In mid/upper levels, a slow-moving, large-scale ridge will remain
just offshore from the Pacific Coast States through the period. 
Downstream, several shortwave perturbations will rapidly traverse
the northwesterly flow across western Canada and the northern
Plains/upper Midwest regions.  The leading such feature -- now
apparent in moisture-channel imagery over portions of ND -- is
expected to phase with an initially weaker/trailing trough over the
MT/SK border area.  The combined feature will amplify and move
southeastward across the upper Mississippi Valley and Lake Michigan
tonight, reaching western Lower MI and IN by 12Z.  As heights fall
ahead of this process, the strong/closed cyclone now centered near
the Mississippi/Ohio River confluence will eject/accelerate
northeastward generally up the Ohio Valley while gradually
weakening.  By the end of the period, this feature should devolve
into a compact, open-wave trough over the Mid-Atlantic.

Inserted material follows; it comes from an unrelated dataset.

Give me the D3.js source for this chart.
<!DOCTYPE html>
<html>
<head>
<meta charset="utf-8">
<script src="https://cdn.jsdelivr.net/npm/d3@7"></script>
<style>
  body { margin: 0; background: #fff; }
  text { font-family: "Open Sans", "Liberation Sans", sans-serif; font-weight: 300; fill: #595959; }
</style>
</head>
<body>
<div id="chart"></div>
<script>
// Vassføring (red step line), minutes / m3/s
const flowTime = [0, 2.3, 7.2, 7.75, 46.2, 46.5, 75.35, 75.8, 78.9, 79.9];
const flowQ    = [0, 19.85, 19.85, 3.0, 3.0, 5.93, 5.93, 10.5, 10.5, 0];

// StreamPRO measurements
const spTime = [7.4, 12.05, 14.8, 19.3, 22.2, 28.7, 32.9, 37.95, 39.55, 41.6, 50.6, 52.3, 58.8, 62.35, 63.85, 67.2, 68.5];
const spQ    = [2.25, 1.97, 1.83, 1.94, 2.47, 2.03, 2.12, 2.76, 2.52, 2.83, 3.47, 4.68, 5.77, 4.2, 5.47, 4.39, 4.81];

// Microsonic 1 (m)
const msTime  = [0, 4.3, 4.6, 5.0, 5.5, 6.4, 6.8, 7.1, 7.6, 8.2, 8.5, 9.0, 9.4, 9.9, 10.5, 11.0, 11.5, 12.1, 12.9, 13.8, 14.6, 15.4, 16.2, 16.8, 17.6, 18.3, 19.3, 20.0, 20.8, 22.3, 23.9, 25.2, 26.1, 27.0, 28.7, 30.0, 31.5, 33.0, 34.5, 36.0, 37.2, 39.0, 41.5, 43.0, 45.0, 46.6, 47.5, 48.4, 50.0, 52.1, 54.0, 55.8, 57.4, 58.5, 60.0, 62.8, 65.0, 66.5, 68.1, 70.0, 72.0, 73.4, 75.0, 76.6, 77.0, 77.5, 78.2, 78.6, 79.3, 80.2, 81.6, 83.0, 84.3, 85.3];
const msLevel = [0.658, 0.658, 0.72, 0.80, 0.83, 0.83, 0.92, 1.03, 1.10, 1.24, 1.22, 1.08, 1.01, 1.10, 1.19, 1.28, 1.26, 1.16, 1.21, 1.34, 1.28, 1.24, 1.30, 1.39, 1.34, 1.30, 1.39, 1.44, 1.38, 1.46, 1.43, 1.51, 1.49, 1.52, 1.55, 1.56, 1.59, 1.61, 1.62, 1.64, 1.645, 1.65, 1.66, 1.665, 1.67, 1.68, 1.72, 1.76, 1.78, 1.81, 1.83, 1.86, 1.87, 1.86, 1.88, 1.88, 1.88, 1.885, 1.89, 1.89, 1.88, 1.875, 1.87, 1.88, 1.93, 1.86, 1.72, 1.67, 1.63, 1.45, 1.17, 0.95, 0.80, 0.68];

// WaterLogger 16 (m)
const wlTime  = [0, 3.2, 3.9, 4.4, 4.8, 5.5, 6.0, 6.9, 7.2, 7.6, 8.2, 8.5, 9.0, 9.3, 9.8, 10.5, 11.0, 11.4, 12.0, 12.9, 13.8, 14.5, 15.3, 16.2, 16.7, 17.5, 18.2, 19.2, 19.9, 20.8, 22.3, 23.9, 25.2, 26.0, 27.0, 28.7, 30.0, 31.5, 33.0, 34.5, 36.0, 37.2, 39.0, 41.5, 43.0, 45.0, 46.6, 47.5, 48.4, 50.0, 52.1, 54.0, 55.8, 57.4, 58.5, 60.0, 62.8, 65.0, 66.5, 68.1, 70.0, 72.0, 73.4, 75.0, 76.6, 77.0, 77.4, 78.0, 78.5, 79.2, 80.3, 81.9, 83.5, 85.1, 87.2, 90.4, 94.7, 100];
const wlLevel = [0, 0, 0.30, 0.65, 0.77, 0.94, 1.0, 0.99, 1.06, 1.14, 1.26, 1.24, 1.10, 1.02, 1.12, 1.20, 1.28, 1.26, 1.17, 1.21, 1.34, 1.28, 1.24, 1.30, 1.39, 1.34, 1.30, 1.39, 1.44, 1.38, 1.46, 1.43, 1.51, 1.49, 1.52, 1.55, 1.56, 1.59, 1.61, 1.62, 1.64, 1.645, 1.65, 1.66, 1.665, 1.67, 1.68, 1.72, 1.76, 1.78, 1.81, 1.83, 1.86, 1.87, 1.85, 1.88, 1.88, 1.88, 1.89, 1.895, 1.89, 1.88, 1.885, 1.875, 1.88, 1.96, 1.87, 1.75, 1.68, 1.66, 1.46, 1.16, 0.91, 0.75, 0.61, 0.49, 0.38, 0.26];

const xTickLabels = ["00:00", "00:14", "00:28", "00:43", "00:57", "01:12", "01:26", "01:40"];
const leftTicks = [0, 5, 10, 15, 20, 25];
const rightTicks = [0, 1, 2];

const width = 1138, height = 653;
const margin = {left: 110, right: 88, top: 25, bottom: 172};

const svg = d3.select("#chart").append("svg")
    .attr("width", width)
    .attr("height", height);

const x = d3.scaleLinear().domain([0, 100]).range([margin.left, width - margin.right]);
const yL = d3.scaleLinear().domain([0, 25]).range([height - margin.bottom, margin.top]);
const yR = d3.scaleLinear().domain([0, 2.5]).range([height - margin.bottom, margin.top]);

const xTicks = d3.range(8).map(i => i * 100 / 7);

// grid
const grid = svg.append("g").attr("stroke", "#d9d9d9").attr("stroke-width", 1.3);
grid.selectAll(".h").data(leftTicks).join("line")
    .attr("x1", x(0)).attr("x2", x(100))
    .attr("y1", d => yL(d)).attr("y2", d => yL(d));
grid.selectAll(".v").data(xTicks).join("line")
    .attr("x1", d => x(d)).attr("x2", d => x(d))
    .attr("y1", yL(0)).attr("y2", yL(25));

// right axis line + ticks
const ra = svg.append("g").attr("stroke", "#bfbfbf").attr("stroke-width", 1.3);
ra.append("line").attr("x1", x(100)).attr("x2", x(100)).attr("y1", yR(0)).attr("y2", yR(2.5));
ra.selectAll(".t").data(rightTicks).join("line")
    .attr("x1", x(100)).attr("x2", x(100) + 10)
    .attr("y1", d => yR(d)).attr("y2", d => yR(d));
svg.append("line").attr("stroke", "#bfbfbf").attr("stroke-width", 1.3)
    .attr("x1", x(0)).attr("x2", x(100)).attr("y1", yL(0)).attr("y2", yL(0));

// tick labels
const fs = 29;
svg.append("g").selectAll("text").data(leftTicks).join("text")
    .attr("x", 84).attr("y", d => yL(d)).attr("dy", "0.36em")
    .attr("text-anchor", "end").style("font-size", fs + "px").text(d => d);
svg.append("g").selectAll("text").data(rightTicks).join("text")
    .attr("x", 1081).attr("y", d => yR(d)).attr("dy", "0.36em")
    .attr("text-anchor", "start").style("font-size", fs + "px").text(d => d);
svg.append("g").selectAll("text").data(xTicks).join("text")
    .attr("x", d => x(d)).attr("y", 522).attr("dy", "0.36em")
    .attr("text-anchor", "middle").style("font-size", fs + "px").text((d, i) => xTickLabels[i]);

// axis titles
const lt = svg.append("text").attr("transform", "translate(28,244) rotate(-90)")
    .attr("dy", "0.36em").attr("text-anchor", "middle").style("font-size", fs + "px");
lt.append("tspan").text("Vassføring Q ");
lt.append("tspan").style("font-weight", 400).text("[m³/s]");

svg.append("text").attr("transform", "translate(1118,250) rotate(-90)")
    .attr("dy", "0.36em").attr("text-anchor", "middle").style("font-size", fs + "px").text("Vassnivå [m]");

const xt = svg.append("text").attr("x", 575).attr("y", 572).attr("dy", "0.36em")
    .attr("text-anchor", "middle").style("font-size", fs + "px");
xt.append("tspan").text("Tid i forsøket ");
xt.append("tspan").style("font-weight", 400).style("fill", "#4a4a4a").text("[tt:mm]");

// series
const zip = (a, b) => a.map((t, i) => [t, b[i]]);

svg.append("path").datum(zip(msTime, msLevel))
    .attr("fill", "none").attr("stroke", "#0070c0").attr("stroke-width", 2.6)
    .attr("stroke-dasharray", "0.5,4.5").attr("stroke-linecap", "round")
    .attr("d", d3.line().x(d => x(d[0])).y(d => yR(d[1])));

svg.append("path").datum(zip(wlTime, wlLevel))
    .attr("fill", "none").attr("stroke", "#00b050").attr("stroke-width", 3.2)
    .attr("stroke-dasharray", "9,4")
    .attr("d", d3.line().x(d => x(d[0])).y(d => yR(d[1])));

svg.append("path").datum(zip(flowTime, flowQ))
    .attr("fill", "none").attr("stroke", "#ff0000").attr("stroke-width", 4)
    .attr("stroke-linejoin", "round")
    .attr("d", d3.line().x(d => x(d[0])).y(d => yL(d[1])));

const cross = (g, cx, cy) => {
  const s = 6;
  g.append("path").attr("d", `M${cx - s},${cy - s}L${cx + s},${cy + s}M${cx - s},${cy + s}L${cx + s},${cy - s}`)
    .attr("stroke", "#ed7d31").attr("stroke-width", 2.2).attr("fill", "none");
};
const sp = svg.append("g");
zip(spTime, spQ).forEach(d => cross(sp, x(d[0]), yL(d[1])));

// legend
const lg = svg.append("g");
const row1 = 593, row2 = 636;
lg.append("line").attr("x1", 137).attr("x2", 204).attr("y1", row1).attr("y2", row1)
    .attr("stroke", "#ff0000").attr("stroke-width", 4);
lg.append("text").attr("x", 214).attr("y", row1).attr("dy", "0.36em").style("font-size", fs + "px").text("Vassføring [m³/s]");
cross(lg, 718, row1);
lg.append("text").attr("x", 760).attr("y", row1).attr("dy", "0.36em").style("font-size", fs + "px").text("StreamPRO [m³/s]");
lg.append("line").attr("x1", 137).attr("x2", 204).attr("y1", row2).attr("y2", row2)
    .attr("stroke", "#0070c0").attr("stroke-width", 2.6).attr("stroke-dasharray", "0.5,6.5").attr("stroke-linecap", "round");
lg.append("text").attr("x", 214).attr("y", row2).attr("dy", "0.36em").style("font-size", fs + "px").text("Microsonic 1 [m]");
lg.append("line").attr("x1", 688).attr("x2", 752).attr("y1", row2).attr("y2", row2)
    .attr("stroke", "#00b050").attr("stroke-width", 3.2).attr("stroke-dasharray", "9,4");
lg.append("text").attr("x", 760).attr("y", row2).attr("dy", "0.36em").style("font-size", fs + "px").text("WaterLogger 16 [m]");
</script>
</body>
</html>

At the surface, 11Z analysis showed a low over the Atlantic waters
off the central SC coast, with a cold front southwestward across
east-central/southwestern FL Peninsula.  A sharply defined warm
front, with strong baroclinic gradient reinforced by persistent
precip to its north, was evident from the low offshore the NC coast
just south of buoy 41013.  The low should cross eastern NC through
early afternoon, then deepen and occlude over or barely offshore
from the coastal Delmarva Peninsula through 06Z.  By 12Z, the low
should be located over Long Island or just offshore.  The cold front
is forecast to sweep off the Atlantic coast from NC-FL before 00Z,
while the warm/coastal front preceding the low oscillates inland
over eastern NC just prior to the passage of the low.

...NC near-coastal/Tidewater/Outer Banks region...

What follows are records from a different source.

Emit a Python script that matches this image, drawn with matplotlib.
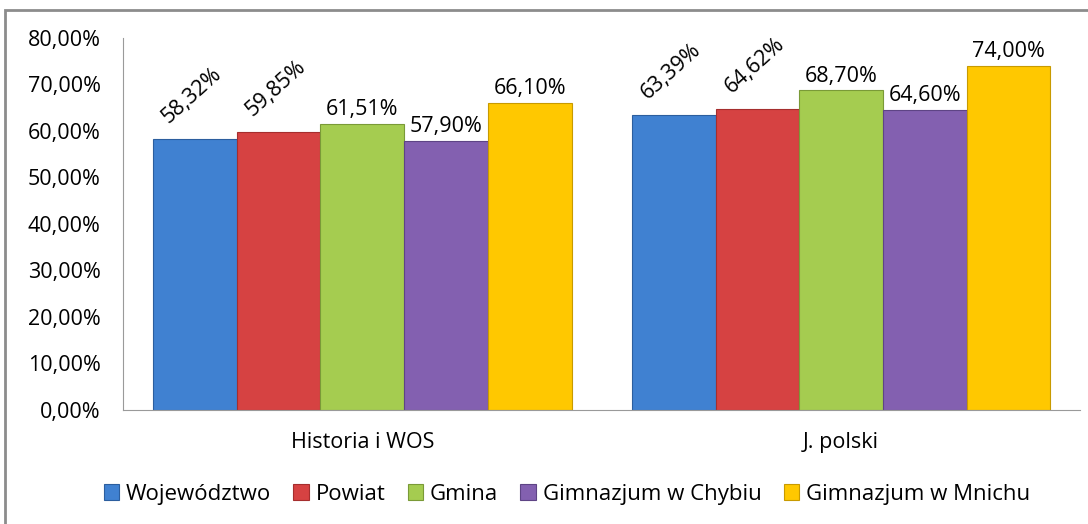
import numpy as np
import matplotlib
matplotlib.use("Agg")
import matplotlib.pyplot as plt
from matplotlib.patches import Rectangle
from matplotlib.ticker import FuncFormatter

categories = ["Historia i WOS", "J. polski"]
series = ["Województwo", "Powiat", "Gmina", "Gimnazjum w Chybiu", "Gimnazjum w Mnichu"]
values = [
    [58.32, 63.39],
    [59.85, 64.62],
    [61.51, 68.70],
    [57.90, 64.60],
    [66.10, 74.00],
]
labels = [
    ["58,32%", "63,39%"],
    ["59,85%", "64,62%"],
    ["61,51%", "68,70%"],
    ["57,90%", "64,60%"],
    ["66,10%", "74,00%"],
]
colors = ["#4081d1", "#d64242", "#a5cc50", "#8360b0", "#ffc800"]
edges = ["#2c5e9e", "#a52e2e", "#7a9a37", "#5e4485", "#c89a00"]
rotated = [True, True, False, False, False]

plt.rcParams['font.family'] = ['Open Sans', 'DejaVu Sans']

fig = plt.figure(figsize=(10.88, 5.24), dpi=100)
ax = fig.add_axes([0.113, 0.2176, 0.880, 0.71])

# chart frame
fig.patches.append(Rectangle((5 / 1088, -0.01), 1.1, 1 - 10 / 524 + 0.01,
                             transform=fig.transFigure, fill=False,
                             edgecolor="#8c8c8c", lw=2))

x = np.arange(len(categories))
n = len(series)
group_w = 0.874
w = group_w / n
for i in range(n):
    pos = x - group_w / 2 + w * (i + 0.5)
    ax.bar(pos, values[i], width=w, color=colors[i], edgecolor=edges[i],
           lw=0.8, label=series[i])
    for j in range(len(categories)):
        if rotated[i]:
            ax.text(pos[j] - w / 2 + 0.04, values[i][j] + 2.5, labels[i][j],
                    rotation=42, ha="left", va="bottom", fontsize=15.5,
                    rotation_mode="anchor")
        else:
            ax.text(pos[j], values[i][j] + 0.8, labels[i][j],
                    ha="center", va="bottom", fontsize=15.5)

ax.set_xlim(-0.5, 1.5)
ax.set_ylim(0, 80)
ax.set_yticks(np.arange(0, 81, 10))
ax.yaxis.set_major_formatter(FuncFormatter(lambda v, p: f"{v:.2f}%".replace(".", ",")))
ax.set_xticks(x)
ax.set_xticklabels(categories)
ax.tick_params(axis="y", labelsize=15.5, length=0, pad=16)
ax.tick_params(axis="x", labelsize=15.5, length=0, pad=16)
for s in ["top", "right"]:
    ax.spines[s].set_visible(False)
ax.spines["left"].set_color("#9a9a9a")
ax.spines["bottom"].set_color("#9a9a9a")

fig.legend(loc="center", bbox_to_anchor=(0.521, 0.057), ncol=5, frameon=False,
           fontsize=16, handlelength=0.7, handleheight=0.7, handletextpad=0.3,
           columnspacing=1.0)

fig.savefig("out.png", dpi=100)
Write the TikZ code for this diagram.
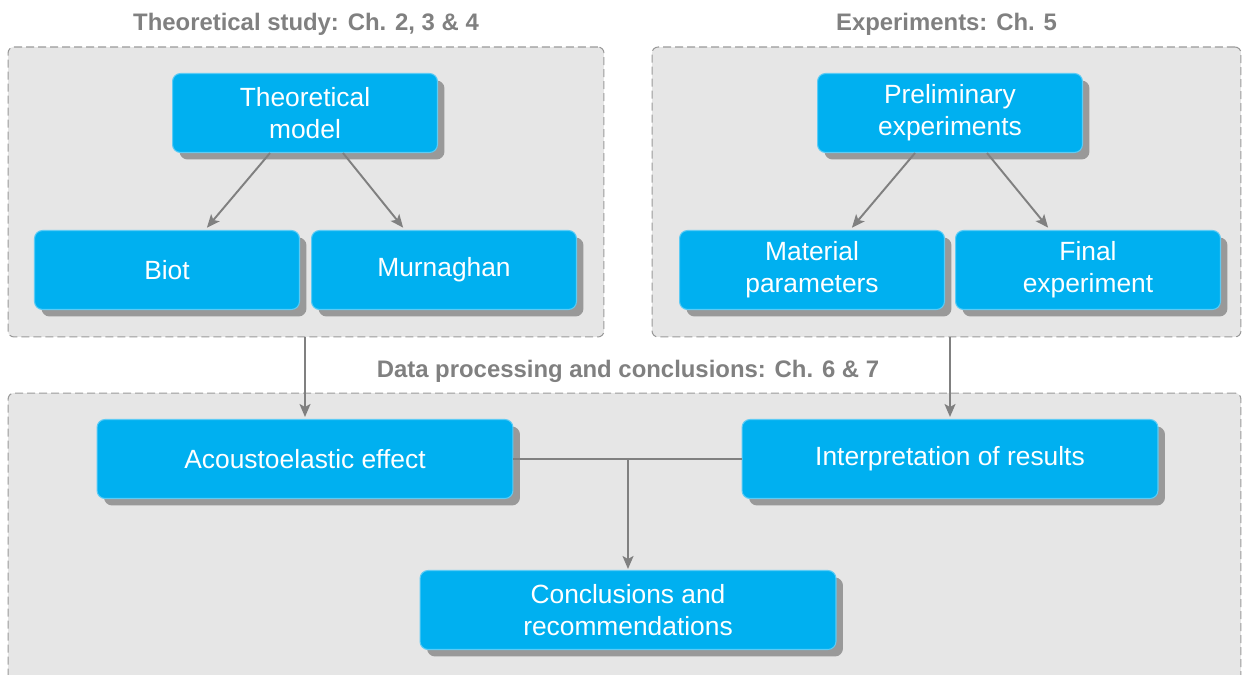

Widely scattered to scattered thunderstorms are expected to form
along the cold front near the low, and over the warm sector, through
this afternoon.  Activity will occur in a favorably sheared and
moist environment overlain with low/middle-level lapse rates only
slightly greater than moist adiabatic, keeping buoyancy marginal but
sufficient.  Greatest shear should be near the warm-frontal zone,
with effective-shear vectors of 45-50 kt and effective SRH 300-500
J/kg.  The most unstable scenarios near the central/southern Outer
Banks and southeastern NC beaches yield MLCAPE 500-1000 J/kg with
dew points briefly reaching upper 60s, perhaps low 70s F.  This
buoyancy/shear parameter space will support tornado potential from
any supercells that can form, as well as wind/tornado risk in bowing
modes.

Even this close to the event, short-term guidance differs
importantly on the inland penetration of the favorable warm sector
prior to the passage of the surface low, and to some extent, differs
with the track of the low.  Based on a sampling of forecast
soundings, and modification to the 12Z MHX RAOB, this likely is
related to different treatment of the precip-reinforced static-
stability profile.  Regardless, the threat appears somewhat more
compressed eastward than in the previous outlook, given the
cold-sector precip situation, and supported by guidance consensus. 
The lines are slightly adjusted eastward accordingly.